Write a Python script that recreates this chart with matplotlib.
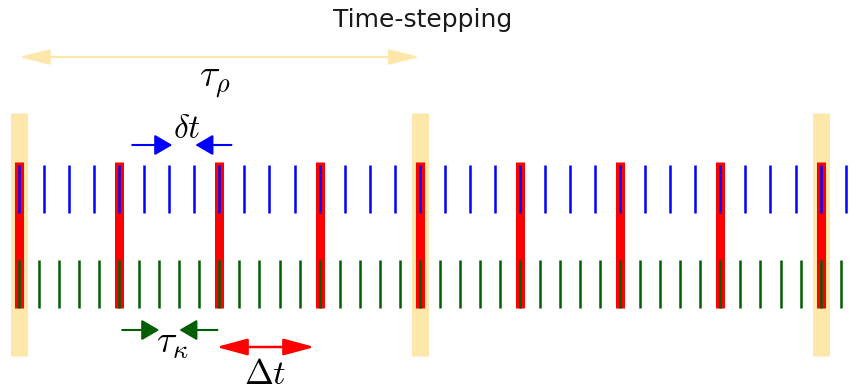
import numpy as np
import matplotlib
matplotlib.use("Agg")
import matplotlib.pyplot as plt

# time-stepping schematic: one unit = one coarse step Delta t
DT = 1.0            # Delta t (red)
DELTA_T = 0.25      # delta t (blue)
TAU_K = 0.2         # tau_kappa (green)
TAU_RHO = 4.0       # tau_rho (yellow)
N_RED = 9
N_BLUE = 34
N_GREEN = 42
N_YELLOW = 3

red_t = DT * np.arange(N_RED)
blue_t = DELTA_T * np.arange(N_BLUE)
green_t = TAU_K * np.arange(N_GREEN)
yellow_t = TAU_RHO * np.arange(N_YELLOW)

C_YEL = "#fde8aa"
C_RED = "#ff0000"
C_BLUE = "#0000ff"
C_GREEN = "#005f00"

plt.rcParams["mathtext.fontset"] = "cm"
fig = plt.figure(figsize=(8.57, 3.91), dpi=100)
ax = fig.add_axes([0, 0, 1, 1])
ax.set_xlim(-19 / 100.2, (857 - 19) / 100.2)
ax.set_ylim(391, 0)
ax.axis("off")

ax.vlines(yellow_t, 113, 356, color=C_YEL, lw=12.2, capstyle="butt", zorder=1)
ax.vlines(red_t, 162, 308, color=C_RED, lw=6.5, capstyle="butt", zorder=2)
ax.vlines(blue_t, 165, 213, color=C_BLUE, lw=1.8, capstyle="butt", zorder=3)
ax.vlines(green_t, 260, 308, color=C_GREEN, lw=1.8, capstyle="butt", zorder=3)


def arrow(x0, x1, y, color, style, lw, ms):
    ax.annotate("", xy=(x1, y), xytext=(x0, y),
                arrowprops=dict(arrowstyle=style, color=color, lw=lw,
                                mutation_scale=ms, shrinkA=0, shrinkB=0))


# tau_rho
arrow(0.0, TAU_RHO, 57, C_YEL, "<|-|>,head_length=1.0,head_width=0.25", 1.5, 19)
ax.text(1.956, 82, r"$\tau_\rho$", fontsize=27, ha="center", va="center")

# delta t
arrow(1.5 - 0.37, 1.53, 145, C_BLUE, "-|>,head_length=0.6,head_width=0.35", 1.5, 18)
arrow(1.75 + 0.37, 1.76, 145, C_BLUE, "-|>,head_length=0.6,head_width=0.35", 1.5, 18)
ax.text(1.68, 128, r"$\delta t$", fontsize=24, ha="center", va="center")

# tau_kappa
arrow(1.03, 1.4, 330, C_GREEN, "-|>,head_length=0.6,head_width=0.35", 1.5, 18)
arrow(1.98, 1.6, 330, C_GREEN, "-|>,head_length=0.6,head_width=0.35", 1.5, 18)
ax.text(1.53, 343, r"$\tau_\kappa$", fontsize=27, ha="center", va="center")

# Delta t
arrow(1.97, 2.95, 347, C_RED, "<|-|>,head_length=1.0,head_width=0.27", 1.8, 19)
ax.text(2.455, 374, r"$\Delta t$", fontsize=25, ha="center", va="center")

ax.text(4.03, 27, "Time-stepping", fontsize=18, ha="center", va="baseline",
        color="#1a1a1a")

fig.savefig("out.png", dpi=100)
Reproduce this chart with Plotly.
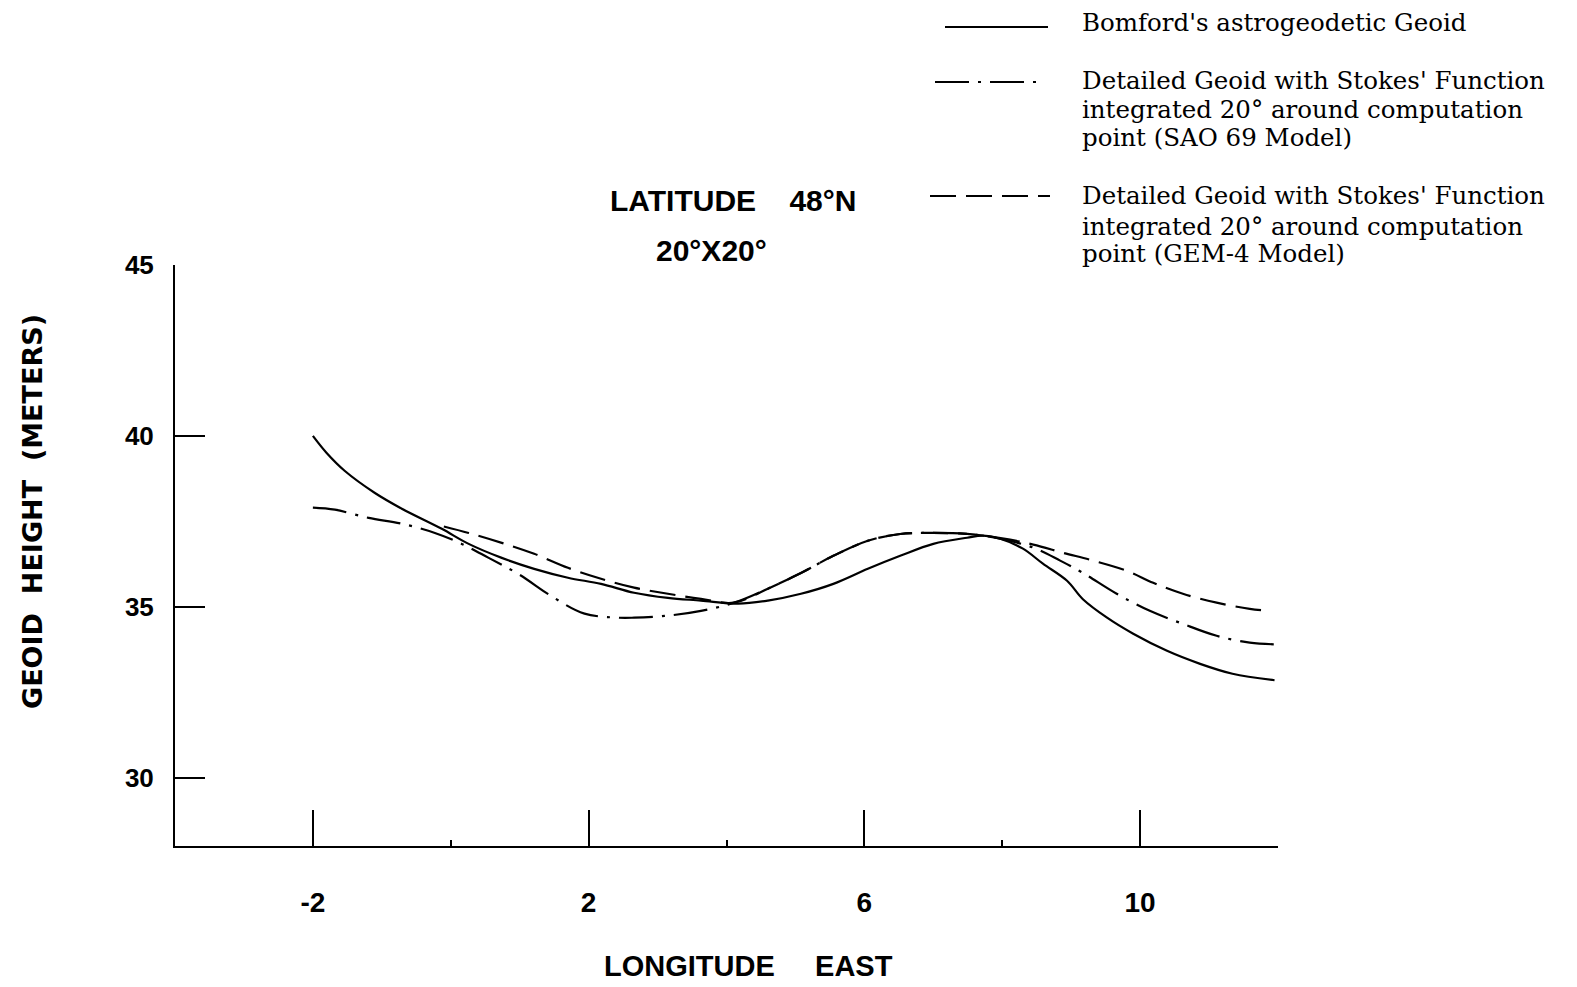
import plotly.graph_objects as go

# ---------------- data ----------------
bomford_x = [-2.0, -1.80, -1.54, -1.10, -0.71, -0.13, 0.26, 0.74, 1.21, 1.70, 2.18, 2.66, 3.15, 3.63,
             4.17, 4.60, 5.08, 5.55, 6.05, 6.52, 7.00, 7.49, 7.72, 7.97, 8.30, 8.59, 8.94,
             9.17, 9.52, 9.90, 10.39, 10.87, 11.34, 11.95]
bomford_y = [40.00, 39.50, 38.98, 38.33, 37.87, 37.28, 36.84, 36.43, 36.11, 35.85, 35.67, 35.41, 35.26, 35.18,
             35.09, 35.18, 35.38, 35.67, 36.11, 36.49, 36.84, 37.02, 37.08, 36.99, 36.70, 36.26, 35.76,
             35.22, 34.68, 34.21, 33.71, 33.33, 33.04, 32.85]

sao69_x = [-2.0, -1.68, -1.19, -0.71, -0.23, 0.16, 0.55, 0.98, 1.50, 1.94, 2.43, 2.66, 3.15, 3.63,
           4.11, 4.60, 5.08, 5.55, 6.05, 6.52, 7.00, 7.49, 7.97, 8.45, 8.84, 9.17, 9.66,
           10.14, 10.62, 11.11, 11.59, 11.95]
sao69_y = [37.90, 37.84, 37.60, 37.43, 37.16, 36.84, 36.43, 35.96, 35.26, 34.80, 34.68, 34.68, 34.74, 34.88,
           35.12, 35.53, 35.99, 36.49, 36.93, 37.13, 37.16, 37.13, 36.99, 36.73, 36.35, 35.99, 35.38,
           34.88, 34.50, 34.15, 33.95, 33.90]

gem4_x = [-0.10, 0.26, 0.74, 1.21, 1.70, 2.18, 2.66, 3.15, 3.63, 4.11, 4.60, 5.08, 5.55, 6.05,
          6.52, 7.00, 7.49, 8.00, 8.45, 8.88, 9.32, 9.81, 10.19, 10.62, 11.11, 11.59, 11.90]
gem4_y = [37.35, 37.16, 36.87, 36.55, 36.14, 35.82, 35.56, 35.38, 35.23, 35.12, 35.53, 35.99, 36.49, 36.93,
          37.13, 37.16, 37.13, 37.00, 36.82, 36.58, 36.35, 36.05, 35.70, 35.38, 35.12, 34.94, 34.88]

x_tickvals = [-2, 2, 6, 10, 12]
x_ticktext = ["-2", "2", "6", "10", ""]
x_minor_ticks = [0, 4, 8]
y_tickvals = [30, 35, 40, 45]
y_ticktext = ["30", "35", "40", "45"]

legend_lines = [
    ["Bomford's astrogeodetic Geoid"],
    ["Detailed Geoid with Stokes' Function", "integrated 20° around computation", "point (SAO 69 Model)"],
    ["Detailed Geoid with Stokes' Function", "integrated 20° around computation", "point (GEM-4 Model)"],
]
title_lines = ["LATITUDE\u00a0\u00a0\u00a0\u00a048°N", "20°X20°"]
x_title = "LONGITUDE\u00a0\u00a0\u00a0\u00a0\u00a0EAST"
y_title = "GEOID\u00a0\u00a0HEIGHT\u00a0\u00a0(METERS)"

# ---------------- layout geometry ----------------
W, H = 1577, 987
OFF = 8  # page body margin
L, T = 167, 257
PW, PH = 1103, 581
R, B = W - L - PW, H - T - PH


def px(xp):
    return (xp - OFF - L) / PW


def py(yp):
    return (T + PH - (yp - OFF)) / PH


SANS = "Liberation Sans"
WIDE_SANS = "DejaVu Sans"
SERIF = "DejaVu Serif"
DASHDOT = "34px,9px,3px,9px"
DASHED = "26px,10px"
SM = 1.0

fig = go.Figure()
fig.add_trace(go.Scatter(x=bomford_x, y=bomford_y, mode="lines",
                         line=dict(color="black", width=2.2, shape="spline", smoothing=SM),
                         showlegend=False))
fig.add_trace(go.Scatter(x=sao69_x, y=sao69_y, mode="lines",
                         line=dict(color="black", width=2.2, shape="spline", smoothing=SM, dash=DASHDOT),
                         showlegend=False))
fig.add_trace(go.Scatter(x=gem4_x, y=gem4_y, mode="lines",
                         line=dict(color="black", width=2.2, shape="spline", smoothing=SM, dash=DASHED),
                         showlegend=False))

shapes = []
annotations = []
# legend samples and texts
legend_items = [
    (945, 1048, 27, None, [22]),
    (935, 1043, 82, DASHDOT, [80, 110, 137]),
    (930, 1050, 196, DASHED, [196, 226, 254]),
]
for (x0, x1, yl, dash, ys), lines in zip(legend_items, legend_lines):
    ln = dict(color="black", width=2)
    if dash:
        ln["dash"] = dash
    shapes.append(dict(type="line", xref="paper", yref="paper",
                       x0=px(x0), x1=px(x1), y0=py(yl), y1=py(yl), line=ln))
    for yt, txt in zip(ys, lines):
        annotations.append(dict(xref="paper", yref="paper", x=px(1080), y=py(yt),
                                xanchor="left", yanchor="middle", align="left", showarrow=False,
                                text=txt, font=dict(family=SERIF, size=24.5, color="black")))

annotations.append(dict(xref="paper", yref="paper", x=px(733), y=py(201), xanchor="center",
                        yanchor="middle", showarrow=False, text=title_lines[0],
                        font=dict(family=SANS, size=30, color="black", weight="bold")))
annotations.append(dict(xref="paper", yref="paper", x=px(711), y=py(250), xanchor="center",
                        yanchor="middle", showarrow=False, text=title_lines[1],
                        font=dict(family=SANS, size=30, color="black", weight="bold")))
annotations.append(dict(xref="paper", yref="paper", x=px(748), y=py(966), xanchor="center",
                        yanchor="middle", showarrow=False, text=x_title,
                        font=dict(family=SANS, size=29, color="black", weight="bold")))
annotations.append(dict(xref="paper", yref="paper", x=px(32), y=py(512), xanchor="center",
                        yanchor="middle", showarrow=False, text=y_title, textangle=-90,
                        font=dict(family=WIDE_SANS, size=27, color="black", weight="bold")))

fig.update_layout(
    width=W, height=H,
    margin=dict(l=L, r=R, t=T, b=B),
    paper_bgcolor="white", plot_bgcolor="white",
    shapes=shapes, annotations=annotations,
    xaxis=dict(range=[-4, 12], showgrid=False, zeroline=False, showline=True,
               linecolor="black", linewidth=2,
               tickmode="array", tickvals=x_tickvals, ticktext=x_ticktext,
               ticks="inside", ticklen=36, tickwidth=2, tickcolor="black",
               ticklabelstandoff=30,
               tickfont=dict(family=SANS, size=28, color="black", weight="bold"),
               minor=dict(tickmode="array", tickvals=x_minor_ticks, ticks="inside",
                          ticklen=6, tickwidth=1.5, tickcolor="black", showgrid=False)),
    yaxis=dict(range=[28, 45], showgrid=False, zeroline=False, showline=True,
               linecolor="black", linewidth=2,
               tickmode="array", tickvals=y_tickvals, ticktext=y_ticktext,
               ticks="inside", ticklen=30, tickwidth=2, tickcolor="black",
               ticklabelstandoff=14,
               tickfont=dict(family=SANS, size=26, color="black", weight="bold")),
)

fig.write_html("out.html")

:::::

**Short exercise**. Start at the line with "Reproduce this chart with Plotly.", stop at the line with "34.88, 34.50, 34.15, 33.95, 33.90]", both lines included, and repeat that span exactly without its pictures.

**Solved exercise**.
Reproduce this chart with Plotly.
import plotly.graph_objects as go

# ---------------- data ----------------
bomford_x = [-2.0, -1.80, -1.54, -1.10, -0.71, -0.13, 0.26, 0.74, 1.21, 1.70, 2.18, 2.66, 3.15, 3.63,
             4.17, 4.60, 5.08, 5.55, 6.05, 6.52, 7.00, 7.49, 7.72, 7.97, 8.30, 8.59, 8.94,
             9.17, 9.52, 9.90, 10.39, 10.87, 11.34, 11.95]
bomford_y = [40.00, 39.50, 38.98, 38.33, 37.87, 37.28, 36.84, 36.43, 36.11, 35.85, 35.67, 35.41, 35.26, 35.18,
             35.09, 35.18, 35.38, 35.67, 36.11, 36.49, 36.84, 37.02, 37.08, 36.99, 36.70, 36.26, 35.76,
             35.22, 34.68, 34.21, 33.71, 33.33, 33.04, 32.85]

sao69_x = [-2.0, -1.68, -1.19, -0.71, -0.23, 0.16, 0.55, 0.98, 1.50, 1.94, 2.43, 2.66, 3.15, 3.63,
           4.11, 4.60, 5.08, 5.55, 6.05, 6.52, 7.00, 7.49, 7.97, 8.45, 8.84, 9.17, 9.66,
           10.14, 10.62, 11.11, 11.59, 11.95]
sao69_y = [37.90, 37.84, 37.60, 37.43, 37.16, 36.84, 36.43, 35.96, 35.26, 34.80, 34.68, 34.68, 34.74, 34.88,
           35.12, 35.53, 35.99, 36.49, 36.93, 37.13, 37.16, 37.13, 36.99, 36.73, 36.35, 35.99, 35.38,
           34.88, 34.50, 34.15, 33.95, 33.90]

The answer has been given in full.